Port Richmond rents and home prices have been rising, but not nearly on as steep a trajectory. Per Livewell, whose business partner in the cafe also runs economic development company Riverwards Group, a one-bedroom apartment can be leased for around $600 to $950 a month, and those with two or three bedrooms hover around $1,500. Slide southwest into Fishtown and the average rent jumps by nearly 50 percent, according to Zillow.
Evolution, not revolution
“I don’t think Port Richmond is going to necessarily experience such a boom because of the core families who are still here,” says Port Richmond Business Alliance president Sandra Tomaszewski.
The PRBA, which was revived in 2014 after 25 years in abeyance, has both old and new businesses as members. All of them now come together to participate in the alliance’s annual fundraiser, the Taste of Port Richmond block party/night market, which this year raised $5,500 to support local parochial schools.
“I feel like the mesh of old and new is being embraced,” Tomaszewski says.
“Port Richmond is not ‘up-and-coming,’ because we were never ‘down and out,’” she adds, relaying a favorite line of her real estate broker uncle Jim Skowronski.
The sentiment is echoed by Mike “Scoats” Scotese, one of the barmen involved in bringing new life to former crab joint Bonks.
“It feels more like evolution than revolution,” Scotese says. “At the moment, development is happening at a pace that is reassuring rather than highly dramatic. Port Richmond has homes from every decade.
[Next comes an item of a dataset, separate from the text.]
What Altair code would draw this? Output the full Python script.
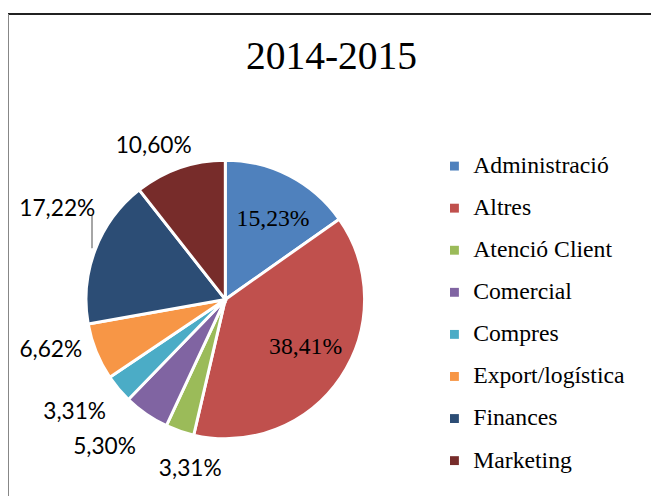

Continual, gradual change has been the norm in Port Richmond since forever.” As for Bonks specifically: “We do not intend to over-upgrade.”
Likewise at Gaul & Co., whose four 30- and 40-something partners include two who grew up in the neighborhood.
“Our whole thought was creating a community space, a social hall that appealed to everyone,” explains co-owner Joe Forkin, a native of Fox Chase who has for years watched Port Richmond carefully from his nearby Delaware River Waterfront Corporation office.
“I sit in our place and people watch, and you see some of the old folks that came to the bar when it was Shennanigans, and also some of the new people. I get a kick out of jamming together the age differences,” he says, adding, “Whether everyone else loves it, I don’t know.”
‘Bring it,’ says the old guard
It seems that most neighborhood folks are enjoying the changes — even those who’ve run food businesses there for what seems like eons.
“We are thrilled with the restaurant boom in Port Richmond,” says Roseann Tacconelli, matriarch of the famous pizzeria that’s been serving brick-oven pies since 1946. “Rejuvenation is a positive thing for sure! We love our neighborhood and hope to see everyone prosper.”
John Czerw, whose grandfather opened the family’s namesake butcher and kielbasa shop in 1938, feels the same.
“It is nice to have other options besides the ‘chain’ restaurants,” he says. “I think the development of the new bars/restaurants in the area is great.”
He’s honored that his family’s Polish sausage is featured in several of the newcomers’ menu items, and is glad for the new retail traffic they’re bringing to the neighborhood.
“I believe it also draws people in from other areas who will like to seek out ‘old-school’ establishments like ours. I believe it benefits the area as a whole.”